LeBron’s three-year deal with a fourth-year option means there will be no holding the Sword of Damocles over the Lakers’ collective head like he did with Cleveland Cavaliers’ owner Dan Gilbert.
The Lakers look to be set on building on one of their big strengths, setting the pace and creating scoring chances in the transition game. While some are already talking about a return to the days of an “unstoppable” Laker fast-break; one can already see similarities between the construction of this team and the “glory days” of the “Showtime” Lakers.
I know…I know… I just said let’s not get out over our skis on all of this, and I just laid out the idea of Showtime 2.0. The only reason I mention that is because of the role LeBron is going to play in whatever you would wish to call the next incarnation of the Lakers. I’ve already discussed the two things LeBron can fix right off the proverbial bat; he can either be a defensive rebounder or he can score in the front-court. I think we all know which one is going to be the case.
On The Downside:
They still don’t have enough shooters. As I’ve already mentioned, the Laker offense is going to feature a lot of long-outlet pass, “leak-out” running baskets in transition. But it all can’t come from there, That means at some point, the Lakers will have to make scoring opportunities by creating and hitting jumpers. They could change that somewhat by getting a “big” who can dominate under the offensive basket (LeBron ain’t doing that…trust me…). But even then, the double-teamed “big” who can kick it out to the “money” spot-up shooter on the wing…weell, those things go together like pizza and beer.
The Lakers don’t set off-ball screens very well. Again, this is part of the “creating scoring opportunities” issue. And again, this is where another solid “big” in the offensive end would come in handy.
Other than Lonzo, LeBron and Mykhailiuk, the Lakers don’t pass very well. At least improving passing skills in practice is far easier than completely revamping somebody’s shot.
The defense took a hit. That’s the trade-off we Laker fans will need to accept…and believe me, we won’t care if there’s a appreciable change in the win totals.

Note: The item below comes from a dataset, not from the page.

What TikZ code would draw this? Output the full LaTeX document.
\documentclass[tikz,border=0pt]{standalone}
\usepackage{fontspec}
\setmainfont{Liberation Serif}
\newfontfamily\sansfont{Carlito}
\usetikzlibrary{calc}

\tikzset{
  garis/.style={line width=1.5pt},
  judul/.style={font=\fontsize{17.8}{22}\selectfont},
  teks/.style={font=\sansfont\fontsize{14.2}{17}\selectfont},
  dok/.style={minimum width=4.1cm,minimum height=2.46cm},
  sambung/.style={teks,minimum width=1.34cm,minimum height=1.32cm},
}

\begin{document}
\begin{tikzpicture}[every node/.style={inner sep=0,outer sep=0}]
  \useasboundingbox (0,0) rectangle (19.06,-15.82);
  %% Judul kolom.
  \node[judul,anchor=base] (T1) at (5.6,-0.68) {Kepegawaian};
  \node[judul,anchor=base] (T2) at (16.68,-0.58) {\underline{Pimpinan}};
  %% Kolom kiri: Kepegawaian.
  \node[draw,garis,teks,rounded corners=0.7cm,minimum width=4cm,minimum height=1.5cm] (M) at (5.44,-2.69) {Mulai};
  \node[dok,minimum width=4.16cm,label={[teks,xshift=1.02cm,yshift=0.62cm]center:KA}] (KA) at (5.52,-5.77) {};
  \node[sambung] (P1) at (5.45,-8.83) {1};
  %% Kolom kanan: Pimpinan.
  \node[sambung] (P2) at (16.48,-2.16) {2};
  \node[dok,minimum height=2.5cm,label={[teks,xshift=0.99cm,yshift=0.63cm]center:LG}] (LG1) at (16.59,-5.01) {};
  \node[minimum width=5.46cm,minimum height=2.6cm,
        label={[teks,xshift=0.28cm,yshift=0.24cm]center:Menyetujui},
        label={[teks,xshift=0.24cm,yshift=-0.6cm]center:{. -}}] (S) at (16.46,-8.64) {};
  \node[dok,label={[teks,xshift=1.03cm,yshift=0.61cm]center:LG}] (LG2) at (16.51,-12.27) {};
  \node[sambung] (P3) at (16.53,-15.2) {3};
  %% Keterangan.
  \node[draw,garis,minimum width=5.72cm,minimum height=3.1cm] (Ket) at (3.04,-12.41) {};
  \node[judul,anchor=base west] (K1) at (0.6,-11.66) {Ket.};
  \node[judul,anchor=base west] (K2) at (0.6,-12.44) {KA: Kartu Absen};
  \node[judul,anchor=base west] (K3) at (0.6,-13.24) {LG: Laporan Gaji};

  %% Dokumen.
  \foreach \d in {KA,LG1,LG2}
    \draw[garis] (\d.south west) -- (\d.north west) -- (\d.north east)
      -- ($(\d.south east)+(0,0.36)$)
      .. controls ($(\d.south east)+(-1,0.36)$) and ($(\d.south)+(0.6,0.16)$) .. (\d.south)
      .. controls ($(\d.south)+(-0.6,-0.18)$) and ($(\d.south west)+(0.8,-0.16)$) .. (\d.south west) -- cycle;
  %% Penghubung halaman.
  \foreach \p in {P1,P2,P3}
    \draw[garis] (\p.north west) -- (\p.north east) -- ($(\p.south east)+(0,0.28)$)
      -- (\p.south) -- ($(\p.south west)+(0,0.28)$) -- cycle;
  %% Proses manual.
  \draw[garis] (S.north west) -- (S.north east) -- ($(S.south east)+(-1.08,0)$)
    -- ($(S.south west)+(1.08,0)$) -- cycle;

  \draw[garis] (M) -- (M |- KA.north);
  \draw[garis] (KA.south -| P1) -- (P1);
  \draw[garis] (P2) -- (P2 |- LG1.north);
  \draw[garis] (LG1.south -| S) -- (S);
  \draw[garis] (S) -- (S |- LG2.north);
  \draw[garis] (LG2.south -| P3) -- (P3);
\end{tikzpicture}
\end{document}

BONUS: There’s one over-arching HUGE positive in the LeBron signing
Everybody seems to have forgotten two years ago when LaMarcus Aldridge refused to even speak with the Lakers about free-agency as he called them a “dysfunctional” family. Now that Jim Buss has been exiled to the Laker version of Elba, there could not be a better indicator the “dysfunction” has been dispatched than the signing of LeBron James.